(Data listing)
-- -- --

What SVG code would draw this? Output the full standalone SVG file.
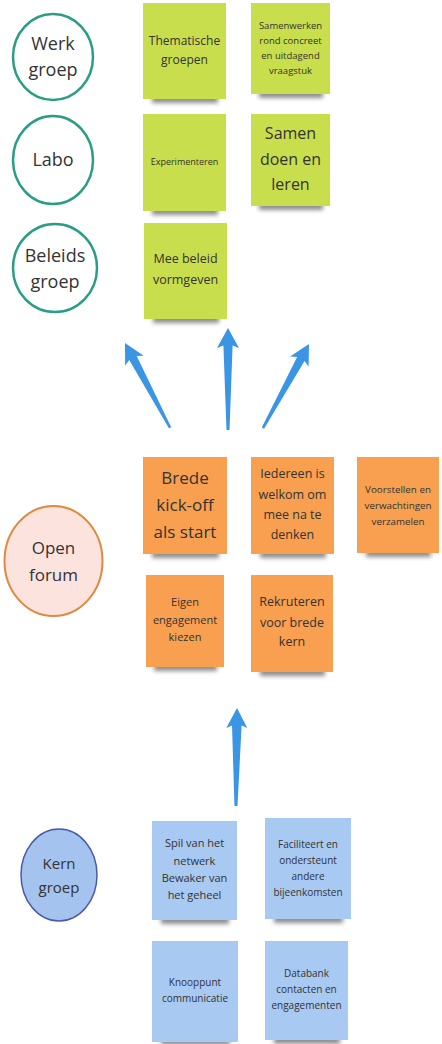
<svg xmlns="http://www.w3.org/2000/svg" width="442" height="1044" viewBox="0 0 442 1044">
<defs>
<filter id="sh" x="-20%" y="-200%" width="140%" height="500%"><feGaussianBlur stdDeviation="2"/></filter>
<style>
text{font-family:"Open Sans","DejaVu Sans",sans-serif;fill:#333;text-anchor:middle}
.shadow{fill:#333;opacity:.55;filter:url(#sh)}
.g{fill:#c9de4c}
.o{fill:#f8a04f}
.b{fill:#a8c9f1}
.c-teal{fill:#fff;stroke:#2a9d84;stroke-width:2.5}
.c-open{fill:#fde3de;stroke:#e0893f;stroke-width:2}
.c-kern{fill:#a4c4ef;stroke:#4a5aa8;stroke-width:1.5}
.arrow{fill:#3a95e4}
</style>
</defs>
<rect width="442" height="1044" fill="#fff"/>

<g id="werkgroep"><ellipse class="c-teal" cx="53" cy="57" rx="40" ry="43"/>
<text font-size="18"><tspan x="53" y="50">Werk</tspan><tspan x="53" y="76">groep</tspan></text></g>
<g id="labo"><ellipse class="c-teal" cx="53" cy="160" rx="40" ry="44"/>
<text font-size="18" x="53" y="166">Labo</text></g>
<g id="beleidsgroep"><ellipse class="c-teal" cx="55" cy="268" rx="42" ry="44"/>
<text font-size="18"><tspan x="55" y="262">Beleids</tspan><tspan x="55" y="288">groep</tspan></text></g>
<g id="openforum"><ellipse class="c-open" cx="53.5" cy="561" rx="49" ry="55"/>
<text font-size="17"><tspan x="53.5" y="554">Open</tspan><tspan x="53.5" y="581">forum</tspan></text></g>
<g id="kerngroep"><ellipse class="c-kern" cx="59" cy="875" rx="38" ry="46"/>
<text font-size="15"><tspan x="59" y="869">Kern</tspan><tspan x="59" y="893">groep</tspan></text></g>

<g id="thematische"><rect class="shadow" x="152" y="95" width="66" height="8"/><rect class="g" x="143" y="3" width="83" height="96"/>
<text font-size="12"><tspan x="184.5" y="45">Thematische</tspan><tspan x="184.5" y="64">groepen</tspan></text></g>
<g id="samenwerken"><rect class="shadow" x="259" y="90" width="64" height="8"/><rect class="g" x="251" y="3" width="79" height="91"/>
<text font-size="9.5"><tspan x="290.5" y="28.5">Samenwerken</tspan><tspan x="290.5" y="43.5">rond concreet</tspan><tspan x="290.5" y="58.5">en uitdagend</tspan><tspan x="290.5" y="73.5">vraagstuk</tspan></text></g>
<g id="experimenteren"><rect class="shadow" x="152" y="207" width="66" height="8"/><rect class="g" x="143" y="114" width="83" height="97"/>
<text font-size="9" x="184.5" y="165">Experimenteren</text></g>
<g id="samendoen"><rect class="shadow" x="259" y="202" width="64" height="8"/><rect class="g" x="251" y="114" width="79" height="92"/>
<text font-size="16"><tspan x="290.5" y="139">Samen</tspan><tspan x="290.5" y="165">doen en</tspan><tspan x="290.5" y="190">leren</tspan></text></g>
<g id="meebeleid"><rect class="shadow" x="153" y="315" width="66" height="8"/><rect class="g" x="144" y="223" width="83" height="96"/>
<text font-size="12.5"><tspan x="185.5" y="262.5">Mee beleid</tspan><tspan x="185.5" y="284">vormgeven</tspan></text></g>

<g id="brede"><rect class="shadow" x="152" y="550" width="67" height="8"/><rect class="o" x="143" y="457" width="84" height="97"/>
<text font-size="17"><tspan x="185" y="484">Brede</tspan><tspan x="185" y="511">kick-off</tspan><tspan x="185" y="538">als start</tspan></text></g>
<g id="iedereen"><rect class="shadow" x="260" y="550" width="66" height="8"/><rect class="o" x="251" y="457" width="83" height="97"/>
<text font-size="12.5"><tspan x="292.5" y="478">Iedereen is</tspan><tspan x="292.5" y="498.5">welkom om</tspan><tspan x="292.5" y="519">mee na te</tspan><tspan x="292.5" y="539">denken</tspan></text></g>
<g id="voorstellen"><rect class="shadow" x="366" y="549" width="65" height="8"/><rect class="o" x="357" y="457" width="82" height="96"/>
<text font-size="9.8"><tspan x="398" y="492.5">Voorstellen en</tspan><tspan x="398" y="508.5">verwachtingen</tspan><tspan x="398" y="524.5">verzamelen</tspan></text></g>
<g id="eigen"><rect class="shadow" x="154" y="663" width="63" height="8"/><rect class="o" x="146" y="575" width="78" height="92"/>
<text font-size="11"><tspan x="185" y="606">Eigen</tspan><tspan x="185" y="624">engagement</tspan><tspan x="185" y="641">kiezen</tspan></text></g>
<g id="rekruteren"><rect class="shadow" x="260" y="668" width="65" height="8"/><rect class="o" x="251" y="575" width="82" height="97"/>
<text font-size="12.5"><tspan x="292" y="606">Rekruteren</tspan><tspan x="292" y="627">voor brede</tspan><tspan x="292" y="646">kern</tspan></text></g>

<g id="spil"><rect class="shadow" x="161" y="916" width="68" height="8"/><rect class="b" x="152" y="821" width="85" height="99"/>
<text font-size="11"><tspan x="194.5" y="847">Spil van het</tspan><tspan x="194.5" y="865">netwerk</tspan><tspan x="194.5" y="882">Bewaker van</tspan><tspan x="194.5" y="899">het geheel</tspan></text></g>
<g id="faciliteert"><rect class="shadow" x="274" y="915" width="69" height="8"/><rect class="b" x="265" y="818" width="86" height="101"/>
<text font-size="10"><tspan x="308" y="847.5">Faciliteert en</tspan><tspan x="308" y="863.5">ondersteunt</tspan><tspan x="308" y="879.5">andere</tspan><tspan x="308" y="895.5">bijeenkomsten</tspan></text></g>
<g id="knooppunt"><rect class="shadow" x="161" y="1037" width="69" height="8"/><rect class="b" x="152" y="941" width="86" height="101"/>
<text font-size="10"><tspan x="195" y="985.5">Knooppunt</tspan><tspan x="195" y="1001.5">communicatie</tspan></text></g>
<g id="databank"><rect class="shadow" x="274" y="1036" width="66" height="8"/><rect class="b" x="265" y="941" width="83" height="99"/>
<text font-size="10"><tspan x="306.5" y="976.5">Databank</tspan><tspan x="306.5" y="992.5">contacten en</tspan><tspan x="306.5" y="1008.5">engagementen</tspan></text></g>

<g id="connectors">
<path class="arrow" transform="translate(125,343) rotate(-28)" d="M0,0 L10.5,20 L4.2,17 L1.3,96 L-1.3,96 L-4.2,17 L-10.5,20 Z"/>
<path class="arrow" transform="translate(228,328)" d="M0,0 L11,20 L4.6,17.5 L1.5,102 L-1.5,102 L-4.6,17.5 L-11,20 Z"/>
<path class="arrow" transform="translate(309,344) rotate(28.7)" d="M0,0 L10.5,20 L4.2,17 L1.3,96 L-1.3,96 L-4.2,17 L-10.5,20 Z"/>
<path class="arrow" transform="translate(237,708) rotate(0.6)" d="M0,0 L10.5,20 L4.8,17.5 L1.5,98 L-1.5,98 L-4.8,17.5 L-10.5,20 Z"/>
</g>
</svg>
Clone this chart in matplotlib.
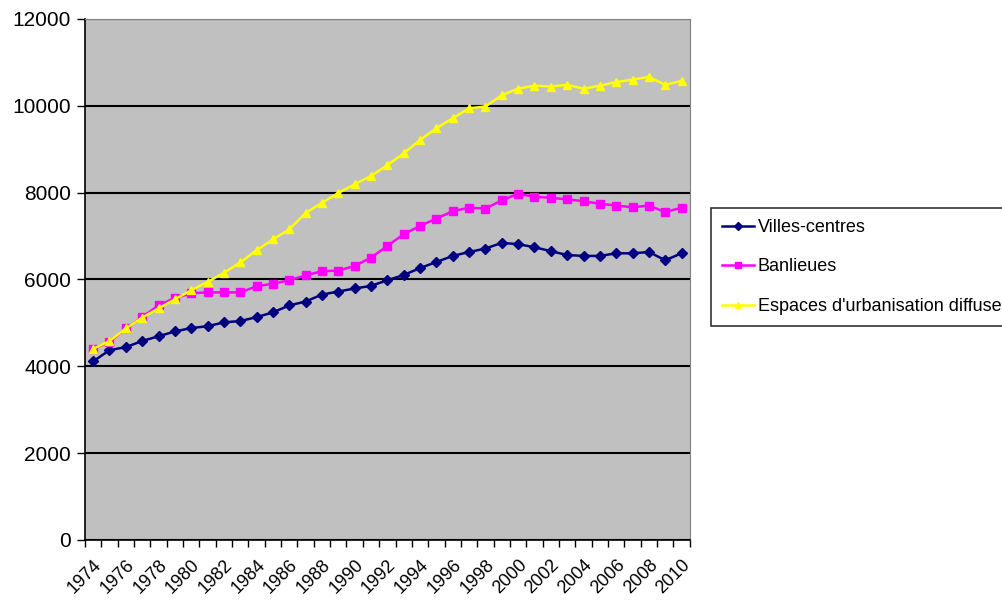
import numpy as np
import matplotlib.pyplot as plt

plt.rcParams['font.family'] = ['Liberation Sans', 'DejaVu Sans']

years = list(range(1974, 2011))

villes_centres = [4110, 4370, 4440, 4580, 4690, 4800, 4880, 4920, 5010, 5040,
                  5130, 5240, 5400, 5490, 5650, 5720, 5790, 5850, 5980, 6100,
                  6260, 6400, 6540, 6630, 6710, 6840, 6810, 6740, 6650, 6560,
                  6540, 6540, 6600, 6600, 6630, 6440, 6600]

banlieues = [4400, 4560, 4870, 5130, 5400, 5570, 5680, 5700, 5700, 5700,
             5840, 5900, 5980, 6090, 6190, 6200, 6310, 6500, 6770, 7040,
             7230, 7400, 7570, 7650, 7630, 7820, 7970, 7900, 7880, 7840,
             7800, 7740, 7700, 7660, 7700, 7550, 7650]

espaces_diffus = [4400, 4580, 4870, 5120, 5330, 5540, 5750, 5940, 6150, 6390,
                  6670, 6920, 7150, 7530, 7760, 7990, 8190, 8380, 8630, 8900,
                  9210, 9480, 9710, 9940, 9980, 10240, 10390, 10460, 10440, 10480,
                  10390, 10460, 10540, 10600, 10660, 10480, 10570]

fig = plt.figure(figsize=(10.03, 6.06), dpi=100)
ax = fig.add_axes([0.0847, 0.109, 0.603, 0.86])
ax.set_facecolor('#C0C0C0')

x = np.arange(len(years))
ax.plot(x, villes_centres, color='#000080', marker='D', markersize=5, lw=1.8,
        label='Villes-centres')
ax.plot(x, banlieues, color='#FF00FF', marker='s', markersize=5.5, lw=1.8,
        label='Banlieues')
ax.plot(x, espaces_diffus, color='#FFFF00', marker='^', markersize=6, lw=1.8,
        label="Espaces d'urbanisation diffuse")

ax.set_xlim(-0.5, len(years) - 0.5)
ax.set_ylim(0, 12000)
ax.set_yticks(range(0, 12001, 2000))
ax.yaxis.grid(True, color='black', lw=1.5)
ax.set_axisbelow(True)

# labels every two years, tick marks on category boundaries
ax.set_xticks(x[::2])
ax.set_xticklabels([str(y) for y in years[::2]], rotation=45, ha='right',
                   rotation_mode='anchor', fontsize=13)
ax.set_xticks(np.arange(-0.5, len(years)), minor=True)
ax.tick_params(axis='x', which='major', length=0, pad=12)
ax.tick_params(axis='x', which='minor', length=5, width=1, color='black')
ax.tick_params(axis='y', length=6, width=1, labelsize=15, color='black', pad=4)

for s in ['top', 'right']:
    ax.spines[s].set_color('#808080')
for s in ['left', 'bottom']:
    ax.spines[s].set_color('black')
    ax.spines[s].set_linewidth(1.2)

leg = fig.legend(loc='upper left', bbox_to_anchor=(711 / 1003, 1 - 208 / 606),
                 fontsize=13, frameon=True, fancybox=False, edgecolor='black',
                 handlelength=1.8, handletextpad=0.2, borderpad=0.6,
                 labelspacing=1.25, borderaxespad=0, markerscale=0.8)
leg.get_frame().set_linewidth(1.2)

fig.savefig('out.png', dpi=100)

-- -- --

*Written problem*
Among the records above, locate the line containing "Clone this chart in matplotlib." and the line containing "ax.set_facecolor('#C0C0C0')", then transcribe exactly the lines starting at the first and ending at the second, with no pictures.

*Result*
Clone this chart in matplotlib.
import numpy as np
import matplotlib.pyplot as plt

plt.rcParams['font.family'] = ['Liberation Sans', 'DejaVu Sans']

years = list(range(1974, 2011))

villes_centres = [4110, 4370, 4440, 4580, 4690, 4800, 4880, 4920, 5010, 5040,
                  5130, 5240, 5400, 5490, 5650, 5720, 5790, 5850, 5980, 6100,
                  6260, 6400, 6540, 6630, 6710, 6840, 6810, 6740, 6650, 6560,
                  6540, 6540, 6600, 6600, 6630, 6440, 6600]

banlieues = [4400, 4560, 4870, 5130, 5400, 5570, 5680, 5700, 5700, 5700,
             5840, 5900, 5980, 6090, 6190, 6200, 6310, 6500, 6770, 7040,
             7230, 7400, 7570, 7650, 7630, 7820, 7970, 7900, 7880, 7840,
             7800, 7740, 7700, 7660, 7700, 7550, 7650]

espaces_diffus = [4400, 4580, 4870, 5120, 5330, 5540, 5750, 5940, 6150, 6390,
                  6670, 6920, 7150, 7530, 7760, 7990, 8190, 8380, 8630, 8900,
                  9210, 9480, 9710, 9940, 9980, 10240, 10390, 10460, 10440, 10480,
                  10390, 10460, 10540, 10600, 10660, 10480, 10570]

fig = plt.figure(figsize=(10.03, 6.06), dpi=100)
ax = fig.add_axes([0.0847, 0.109, 0.603, 0.86])
ax.set_facecolor('#C0C0C0')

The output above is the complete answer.